In a policy paper published in December last year, the Treasury offered the following observation on how fiscal policy might affect interest rates.

“An unanticipated increase in spending, or reduction in taxation, that is funded by additional government borrowing, will increase the level of demand in the economy, thereby increasing inflationary pressures, which may lead to an inflation-targeting central bank increasing interest rates.”

The worry is that borrowing more to fund supposedly growth-enhancing policy will simply end up negating itself by prompting higher interest rates than otherwise.

Putting flesh on the bones of this generalisation, the Treasury paper calculated that every 1pc of GDP in spending (around £25bn at the time) would result in an increase in interest rates of between 0.6pc and 1.25pc. Even at the lower end of the range, that’s a big number – especially if you happen to have a large mortgage.

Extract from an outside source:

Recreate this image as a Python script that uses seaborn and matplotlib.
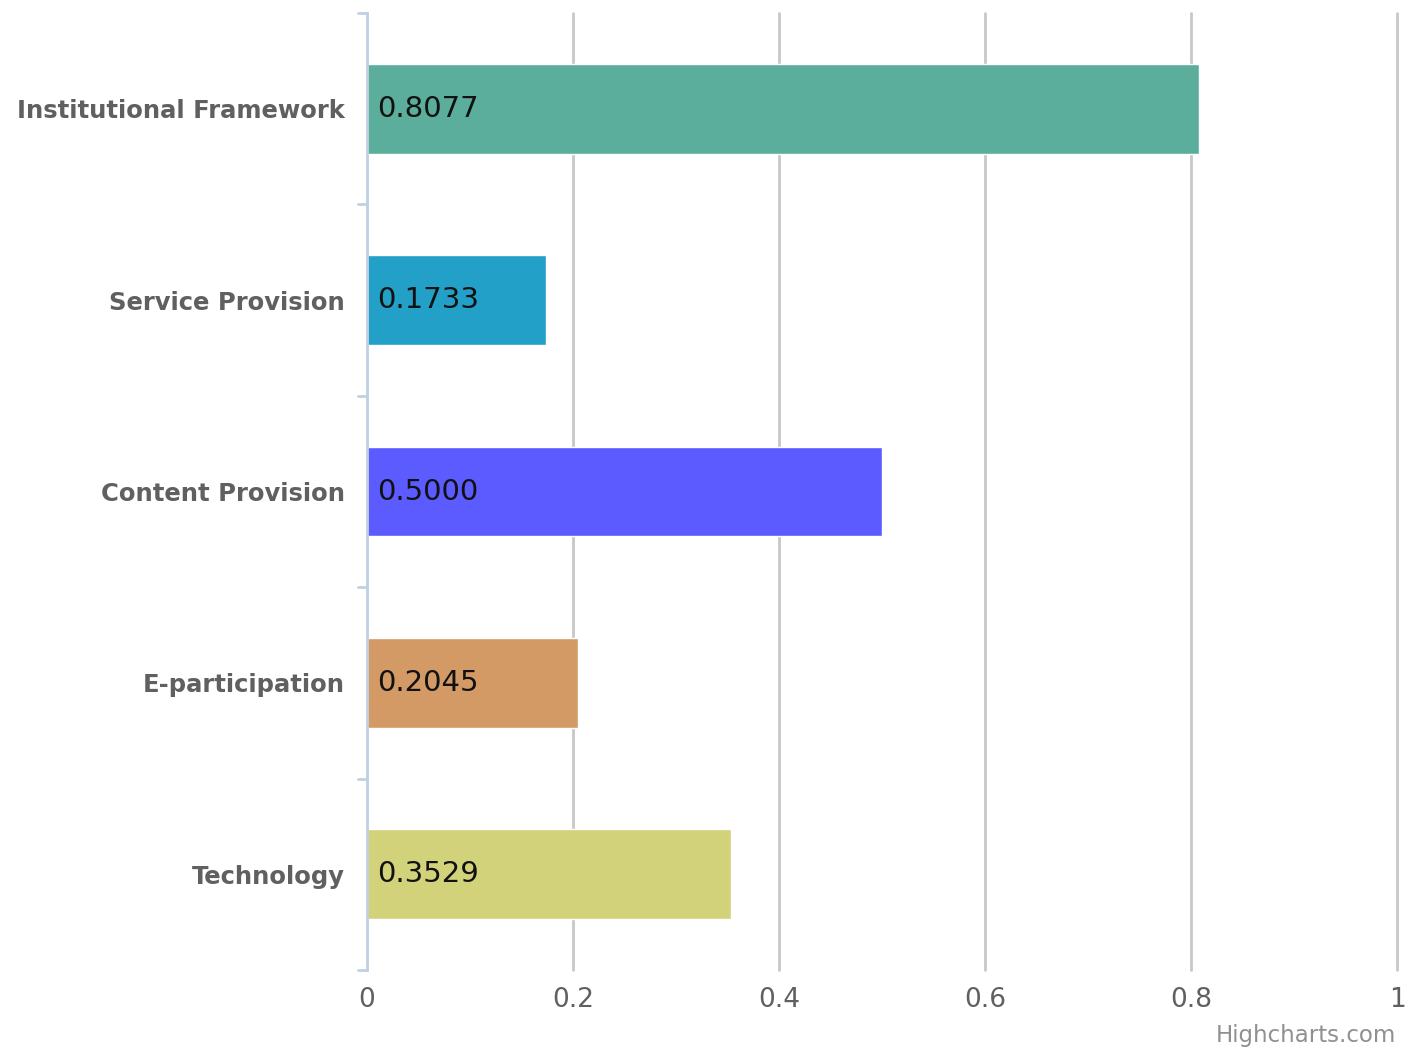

However, there was an important caveat: no consideration was given to the potential supply-side benefits of borrowing for investment. The impact on interest rates would be smaller, the Treasury said, where policy had a material benefit for the supply side of the economy.

In modelling the impact of higher borrowing, moreover, the Treasury assumes that it would be split evenly between so-called annually managed expenditure (welfare and pensions), departmental spending, capital spending and tax cuts. In the Treasury model, in other words, only a quarter of the money borrowed would be spent on capital investment, with the bulk funding current consumption.

But that’s not what Reeves appears to have in mind, observes Simon French, chief economist at Panmure Liberum. Instead, she wants to borrow only to invest, or at least that’s what she says.

If that’s the case, then we can be less concerned about the impact of a big rise in borrowing on interest rates. It’s the impact of borrowing to spend on demand, not supply, that would worry the Bank of England. If the intention is to borrow only to invest, then the effect on rates is unlikely to be as big.